The game has three main divisions. In the original version, different developers were more or less responsible for each.
The user interface (the 50 or so screens and dialogs) were created for the Windows and Macintoshes of the day (that day being somewhere between 1997, when we started the project, and 1999, when it was released). We used mTropolis, a powerful multimedia development system that was discontinued over a year before the game came out.
The interactive scenes (and news) were coded in OSL (the Opal Scripting Language, or the Opal Scene Language).
The game engine, written in C++, executed the OSL code, ran the economic model (tracking cows and the effects of treasures on them), and was responsible for saving the game. It was cross-platform, running equally well on Mac OS and Windows.

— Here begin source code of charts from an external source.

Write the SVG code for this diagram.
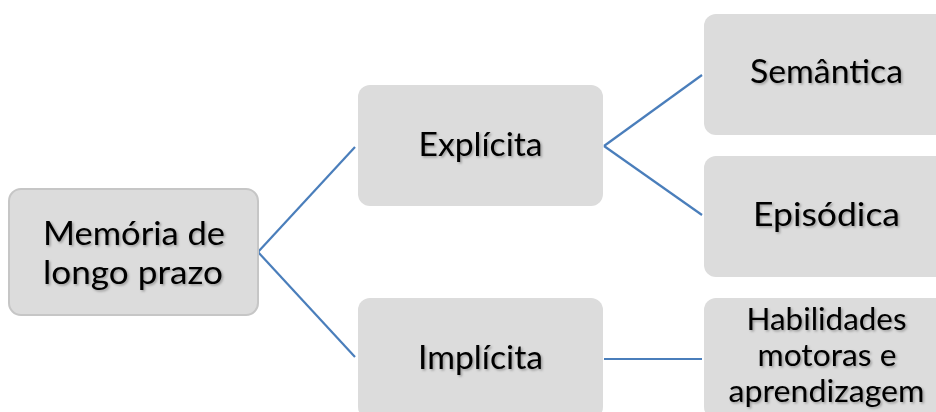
<svg xmlns="http://www.w3.org/2000/svg" width="936" height="412" viewBox="0 0 936 412">
  <defs>
    <filter id="shadow" x="-10%" y="-20%" width="130%" height="150%">
      <feDropShadow dx="1.5" dy="1.5" stdDeviation="1" flood-color="#000" flood-opacity="0.3"/>
    </filter>
    <style>
      .box { fill: #dcdcdc; }
      .root { fill: #dcdcdc; stroke: #c6c6c6; stroke-width: 2; }
      .lbl { font-family: Lato, "Liberation Sans", sans-serif; font-size: 32px; fill: #000; text-anchor: middle; filter: url(#shadow); }
      .sm { font-size: 30px; }
      .conn { stroke: #4a7ebb; stroke-width: 2.2; fill: none; }
    </style>
  </defs>
  <rect width="936" height="412" fill="#fff"/>
  <g id="connectors">
    <path class="conn" d="M258,252 L355,147"/>
    <path class="conn" d="M258,252 L355,357"/>
    <path class="conn" d="M604,146 L702,75"/>
    <path class="conn" d="M604,146 L702,215"/>
    <path class="conn" d="M604,359 L702,359"/>
  </g>
  <g id="node-memoria">
    <rect class="root" x="9" y="189" width="249" height="126" rx="12"/>
    <text class="lbl" x="134" y="245" textLength="182" lengthAdjust="spacingAndGlyphs">Memória de</text>
    <text class="lbl" x="133" y="284" textLength="180" lengthAdjust="spacingAndGlyphs">longo prazo</text>
  </g>
  <g id="node-explicita">
    <rect class="box" x="358" y="85" width="245" height="121" rx="12"/>
    <text class="lbl" x="480.5" y="156" textLength="124" lengthAdjust="spacingAndGlyphs">Explícita</text>
  </g>
  <g id="node-implicita">
    <rect class="box" x="358" y="298" width="245" height="121" rx="12"/>
    <text class="lbl" x="480.5" y="369" textLength="125" lengthAdjust="spacingAndGlyphs">Implícita</text>
  </g>
  <g id="node-semantica">
    <rect class="box" x="704" y="14" width="245" height="121" rx="12"/>
    <text class="lbl" x="826.5" y="83" textLength="153" lengthAdjust="spacingAndGlyphs">Semântica</text>
  </g>
  <g id="node-episodica">
    <rect class="box" x="704" y="156" width="245" height="121" rx="12"/>
    <text class="lbl" x="826.5" y="226" textLength="147" lengthAdjust="spacingAndGlyphs">Episódica</text>
  </g>
  <g id="node-habilidades">
    <rect class="box" x="704" y="298" width="245" height="121" rx="12"/>
    <text class="lbl sm" x="826.5" y="330" textLength="160" lengthAdjust="spacingAndGlyphs">Habilidades</text>
    <text class="lbl sm" x="827" y="366" textLength="139" lengthAdjust="spacingAndGlyphs">motoras e</text>
    <text class="lbl sm" x="826.5" y="402" textLength="196" lengthAdjust="spacingAndGlyphs">aprendizagem</text>
  </g>
</svg>
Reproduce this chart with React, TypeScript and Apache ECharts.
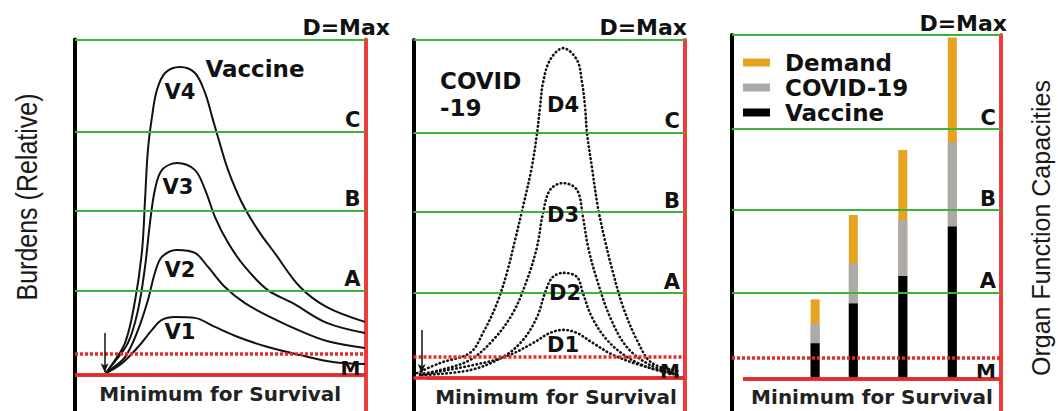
import React, { useEffect, useRef } from "react";
import * as echarts from "echarts";

// ---------------- data ----------------
const levelNames = ["A", "B", "C"];
const levelValues = [25, 49, 72.6];
const maxLevel = 100; // D = Max
const survivalLevel = 0; // Minimum for Survival
const mLevel = 6.1; // M (dotted)

const vaccineNames = ["V1", "V2", "V3", "V4"];
const vaccineV1 = [[10.7, 0.4], [16.2, 3.4], [21.7, 8.2], [26.5, 13.3], [29.9, 16.3], [34.4, 17.2], [41.3, 16.9], [48.2, 14.2], [56.1, 11.2], [66.4, 8.2], [77.5, 5.8], [88.8, 3.7], [99.8, 3.1]];
const vaccineV2 = [[10.7, 0.4], [11.4, 0.9], [17.2, 5.2], [21.7, 13.3], [25.1, 22.2], [27.5, 30.3], [29.9, 35.1], [35.1, 37.2], [41.3, 36.3], [45.8, 32.1], [51.6, 26.1], [58.5, 21.3], [67.8, 16.9], [77.5, 13.0], [86.7, 10.0], [99.8, 7.9]];
const vaccineV3 = [[10.7, 0.4], [11.4, 1.3], [18.2, 9.4], [21.7, 19.3], [24.1, 32.1], [25.8, 45.2], [27.5, 55.1], [29.9, 61.0], [35.1, 63.1], [41.3, 61.0], [44.8, 55.1], [48.2, 47.0], [52.7, 39.3], [58.5, 32.1], [66.4, 25.2], [75.0, 21.3], [86.7, 15.4], [99.8, 12.4]];
const vaccineV4 = [[10.7, 0.4], [11.4, 1.3], [17.2, 9.4], [20.7, 22.2], [23.1, 37.2], [24.1, 52.1], [25.1, 67.0], [26.5, 76.9], [28.2, 84.9], [31.0, 90.0], [36.1, 91.8], [41.3, 90.0], [44.8, 84.0], [47.2, 76.9], [49.2, 70.9], [52.7, 61.0], [57.5, 51.2], [63.0, 43.1], [68.8, 36.2], [77.5, 26.1], [86.7, 20.1], [99.8, 15.7]];

const covidNames = ["D1", "D2", "D3", "D4"];
const covidD1 = [[2.4, 0.7], [25.6, 4.3], [35.5, 6.7], [44.0, 10.2], [50.3, 13.2], [55.1, 14.1], [60.2, 13.2], [66.1, 10.2], [73.5, 6.7], [83.4, 3.7], [96.3, 1.0]];
const covidD2 = [[3.1, 0.7], [20.8, 2.2], [33.0, 6.1], [40.3, 11.1], [45.5, 17.9], [48.4, 25.0], [51.0, 29.5], [55.1, 31.0], [60.2, 29.8], [62.4, 25.0], [65.7, 17.9], [71.3, 11.1], [78.6, 6.1], [87.1, 2.8], [97.4, 0.7]];
const covidD3 = [[2.4, 1.0], [9.8, 2.2], [20.8, 5.2], [29.3, 11.1], [36.6, 19.1], [41.8, 28.9], [45.5, 38.7], [47.7, 48.7], [50.3, 55.6], [55.1, 57.6], [60.2, 55.6], [62.4, 47.6], [64.3, 38.7], [67.6, 28.9], [72.4, 17.9], [78.6, 9.0], [87.1, 3.7], [96.3, 1.3]];
const covidD4 = [[1.3, 1.3], [9.8, 4.3], [20.8, 7.3], [25.6, 13.2], [30.8, 22.1], [34.4, 31.0], [37.4, 40.7], [40.3, 50.5], [43.6, 62.4], [45.5, 72.4], [46.6, 80.1], [47.7, 87.3], [50.3, 94.1], [55.1, 97.6], [60.2, 94.1], [62.1, 87.3], [63.2, 80.1], [63.9, 72.4], [65.7, 62.4], [67.9, 50.5], [70.5, 40.7], [73.5, 31.0], [77.2, 20.9], [82.3, 11.1], [87.8, 4.3], [98.2, 1.9]];

const arrowVaccine = [[10.2, 12.4], [10.2, 0.7]];
const arrowCovid = [[3.0, 14.1], [3.0, 1.3]];

const barNames = ["Demand", "COVID-19", "Vaccine"];
const barPositions = [30.9, 45.1, 63.5, 81.9];
const vaccineBar = [10.2, 21.8, 29.8, 44.2];
const covidBar = [5.8, 11.7, 16.3, 24.5];
const demandBar = [7.0, 14.1, 20.4, 30.6];

// ---------------- layout / style ----------------
const W = 1058;
const H = 411;
const panels = [
  { left: 75, right: 365.5, top: 39.5, zero: 374.5 },
  { left: 413.5, right: 685, top: 40, zero: 377.5 },
  { left: 732, right: 1001, top: 35, zero: 378.3 },
];
const FONT = "DejaVu Sans";
const GREEN = "#3cb43c";
const RED = "#e52b2b";
const lblBase = { fontFamily: FONT, fontWeight: "bold", fontSize: 21, color: "#111" };

const yMin = (p: any) => (-(H - p.zero) / (p.zero - p.top)) * 100;

function refLines(panelIdx: number, arrow: number[][] | null) {
  const data: any[] = [];
  data.push({ yAxis: maxLevel, lineStyle: { color: GREEN, width: 2, type: "solid" } });
  levelValues.forEach((v, i) => {
    data.push({
      yAxis: v,
      name: levelNames[i],
      lineStyle: { color: GREEN, width: 2, type: "solid" },
      label: { show: true, formatter: levelNames[i], position: "insideEndTop", distance: [5, 1], ...lblBase },
    });
  });
  data.push({ yAxis: mLevel, lineStyle: { color: RED, width: 3.5, type: [3, 2] } });
  const startX = panelIdx === 2 ? 4.1 : 0;
  data.push([
    { coord: [startX, survivalLevel], lineStyle: { color: RED, width: 3.5, type: "solid" }, label: { show: true, formatter: "M", position: "insideEndTop", distance: [5, -3], ...lblBase, fontSize: 20 } },
    { coord: [100, survivalLevel] },
  ]);
  const midStart = panelIdx === 1 ? 5 : startX;
  data.push([
    { coord: [midStart, survivalLevel], lineStyle: { color: RED, width: 3.5, type: "solid" }, label: { show: true, formatter: "Minimum for Survival", position: "insideMiddleBottom", distance: 9, ...lblBase, fontSize: 20, color: "#222" } },
    { coord: [100, survivalLevel] },
  ]);
  if (arrow) {
    data.push([
      { coord: arrow[0], symbol: "none", lineStyle: { color: "#111", width: 1.5, type: "solid" } },
      { coord: arrow[1], symbol: "arrow", symbolSize: [6, 9] },
    ]);
  }
  return {
    silent: true,
    symbol: ["none", "none"],
    label: { show: false },
    data,
  };
}

function peakLabel(name: string, off: number[]) {
  return {
    symbol: "circle",
    symbolSize: 1,
    itemStyle: { color: "rgba(0,0,0,0)" },
    silent: true,
    label: { show: true, formatter: name, position: "inside", offset: off, ...lblBase },
    data: [{ type: "max" }],
  };
}

export default function App() {
  const ref = useRef<HTMLDivElement>(null);
  useEffect(() => {
    if (!ref.current) return;
    const chart = echarts.init(ref.current, null, { renderer: "svg" });

    const vaccineData = [vaccineV1, vaccineV2, vaccineV3, vaccineV4];
    const vaccineOffsets = [[5, 15], [3, 20], [1, 24], [0, 25]];
    const covidData = [covidD1, covidD2, covidD3, covidD4];
    const covidOffsets = [[0, 15], [2, 20], [0, 32], [0, 57]];

    const series: any[] = [];
    vaccineData.forEach((d, i) => {
      series.push({
        type: "line",
        name: vaccineNames[i],
        xAxisIndex: 0,
        yAxisIndex: 0,
        data: d,
        smooth: 0.35,
        symbol: "none",
        lineStyle: { color: "#111", width: 2 },
        markPoint: peakLabel(vaccineNames[i], vaccineOffsets[i]),
        markLine: i === 0 ? refLines(0, arrowVaccine) : undefined,
        z: 3,
      });
    });
    covidData.forEach((d, i) => {
      series.push({
        type: "line",
        name: covidNames[i],
        xAxisIndex: 1,
        yAxisIndex: 2,
        data: d,
        smooth: 0.35,
        symbol: "none",
        lineStyle: { color: "#111", width: 2.6, type: [0.5, 3.6], cap: "round" },
        markPoint: peakLabel(covidNames[i], covidOffsets[i]),
        markLine: i === 0 ? refLines(1, arrowCovid) : undefined,
        z: 3,
      });
    });

    // stacked segments drawn as overlapping cumulative bars (back to front)
    const covidTop = vaccineBar.map((v, k) => v + covidBar[k]);
    const demandTop = covidTop.map((v, k) => v + demandBar[k]);
    const barSets = [
      { name: "Demand", values: demandTop, color: "#e5a321" },
      { name: "COVID-19", values: covidTop, color: "#aaaaaa" },
      { name: "Vaccine", values: vaccineBar, color: "#000000" },
    ];
    barSets.forEach((b, i) => {
      series.push({
        type: "bar",
        name: b.name,
        xAxisIndex: 2,
        yAxisIndex: 4,
        barWidth: 9,
        barGap: "-100%",
        itemStyle: { color: b.color },
        data: b.values.map((v, k) => [barPositions[k], v]),
        markLine: i === 0 ? refLines(2, null) : undefined,
        z: 2 + i * 0.01,
      });
    });

    const txt = (text: string, x: number, y: number, extra: any = {}) => ({
      type: "text", x, y, z: 10,
      style: { text, fontFamily: FONT, fontWeight: "bold", fontSize: 22, fill: "#111", align: "right", verticalAlign: "middle", ...extra },
    });

    const option: any = {
      animation: false,
      backgroundColor: "#ffffff",
      grid: panels.map((p) => ({ left: p.left, top: p.top, width: p.right - p.left, height: H - p.top, containLabel: false })),
      xAxis: panels.map((p, i) => ({ type: "value", gridIndex: i, min: 0, max: 100, show: false })),
      yAxis: panels.flatMap((p, i) => [
        {
          type: "value", gridIndex: i, min: yMin(p), max: 100, position: "left",
          axisLine: { show: true, onZero: false, lineStyle: { color: "#000", width: 4 } },
          axisTick: { show: false }, axisLabel: { show: false }, splitLine: { show: false },
        },
        {
          type: "value", gridIndex: i, min: yMin(p), max: 100, position: "right",
          axisLine: { show: true, onZero: false, lineStyle: { color: "#ee3b3b", width: 4 } },
          axisTick: { show: false }, axisLabel: { show: false }, splitLine: { show: false },
        },
      ]),
      legend: {
        data: barNames,
        orient: "vertical",
        left: 738,
        top: 46,
        itemWidth: 27,
        itemHeight: 8,
        itemGap: 2,
        icon: "rect",
        selectedMode: false,
        textStyle: { fontFamily: FONT, fontWeight: "bold", fontSize: 23, color: "#111", padding: [0, 0, 0, 10] },
      },
      series,
      graphic: [
        { type: "text", x: 27, y: 197, rotation: Math.PI / 2, scaleY: 1.15, z: 10, style: { text: "Burdens (Relative)", fontFamily: "Liberation Sans", fontSize: 25, fill: "#1a1a1a", align: "center", verticalAlign: "middle" } },
        { type: "text", x: 1041, y: 228, rotation: Math.PI / 2, z: 10, style: { text: "Organ Function Capacities", fontFamily: "Liberation Sans", fontSize: 25, fill: "#1a1a1a", align: "center", verticalAlign: "middle" } },
        txt("D=Max", 390, 27),
        txt("D=Max", 687, 27),
        txt("D=Max", 1007, 23),
        txt("Vaccine", 255, 69, { fontSize: 23, align: "center" }),
        txt("COVID\n-19", 440, 67, { fontSize: 23, lineHeight: 27, align: "left", verticalAlign: "top" }),
      ],
    };
    chart.setOption(option);
    return () => chart.dispose();
  }, []);
  return <div ref={ref} style={{ position: "fixed", left: 0, top: 0, width: W, height: H, background: "#fff" }} />;
}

When we created a new version for iOS, the basic game code and the scenes didn’t need radical change. Both were enhanced (for example, the game had more advice and supported 7 new treasures, and there were 28 new scenes) but existing code continued to work. By contrast, none of the user interface code could be used. Not that it would have mattered much, the small touch screen needed a new user interface anyway. This was a very substantial effort, and it ended up being partly duplicated for iPad and again for the 4 inch display.
There are numbers in the diagram because they suggest why the iOS version is distinct from anything else. Saved games assume a specific number of scenes and treasures. Adding more would mean substantial reworking of the C++ code. But this code had to work with mTropolis, so it’s tied to 1998 era systems. The hardware and compilers I used back then are long gone.
So that’s why the GOG Windows version can’t be updated.
Some have asked about a new Windows or Mac version, or an Android version. Since mTropolis no longer exists and UIKit is iOS-specific, any version for any other platform will require reworking the user interface (possibly with some redesign, definitely a brand new implementation). Think of it was rewriting a third of the game.
The first iOS release took about 20 calendar months. Since the C++ code didn’t need significant updating, the user interface could thus be said to be about half the code needed for that project.
Actually, there was some new C++ code, because we wanted to add Game Center achievements. Most of this would work on Mac OS X, but not on other platforms.
So unlike the original version, where it was trivial to build for both Mac and Windows, there’s a daunting amount of work to bring the game to another platform.
What we’ve done instead is reflected in those numbers: reworking the 50 screens for iPad (and soon the iPhone 5). And adding new treasures and new scenes in an update we hope to release this month.